Tape Mastah Steph – producer and collaborator for Dave Dub's The Treatment – On Collaboration And Transplanting From The Bay Area To Dallas. By Christopher Mosley for D Magazine's Front Row, published July 2012.

Tape Mastah Steph has been creating beats and producing hip hop since the early 1990s, when he was a teenager living in San Jose. Since then, his work has taken him from the Bay Area to Dallas, where he has collaborated with a number of local artists while still maintaining ties to the West Coast, including Stones Throw Records, arguably one of the most influential and active hip hop-focused labels. Christopher Mosley spoke with Tape Mastah Steph about his Bay Area roots, the difference between the Texas and the West Coast scenes, and how his approach, which still includes digging for floppy disks in his collection, has changed over the years.

FrontRow: What was it like producing the Dave Dub record? What does your process entail? How much back-and-forth is there between you and the MC when it comes to the production itself, or do you like to turn in a complete product?

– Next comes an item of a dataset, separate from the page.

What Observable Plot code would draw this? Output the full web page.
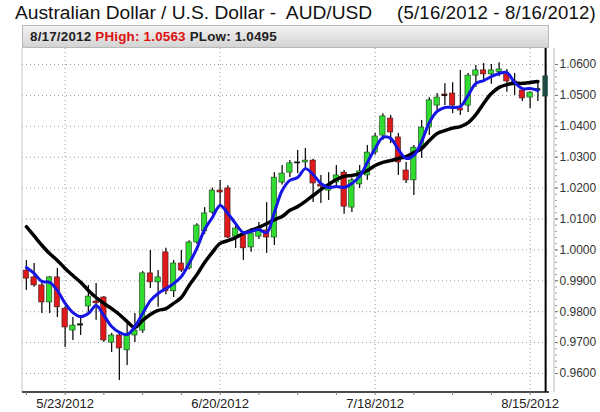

Tape Mastah Steph: Unlike today where everyone predominantly uses the internet to transfer recorded files, Dave hand picked every beat I produced before he’d mastermind his lyrical concepts. Many hours were spent in my garage studio. So there was plenty of back and forth between us. I dug into my vast collection of beats on floppy disks and dusted off my battle station. Originally, we went under the group name E.I.M (Endlessness in Machinery). The idea was to have a post-apocalyptic environment where only scattered technology remained. The Treatment consisted of two events. The first movement, “94th apocalypse of lips” which included the treatment and later the second, “Experiment in Herb, Word, and Sound” delivered with a punk rock hip hop grassroots approach. I used my 32/8 Mackie straight to ADAT tapes recording beats entirely produced on the Ensoniq EPS along with minor drum programming by SP-1200 to add a little more grit. Fast forwarding to 2012, recreating The Treatment was finalized along with an instrumental mix companion piece to the EP entitled “Courtesy Flush.” Art designs by both Gustavo Eandi and Paolo Parisi became the icing on a cake.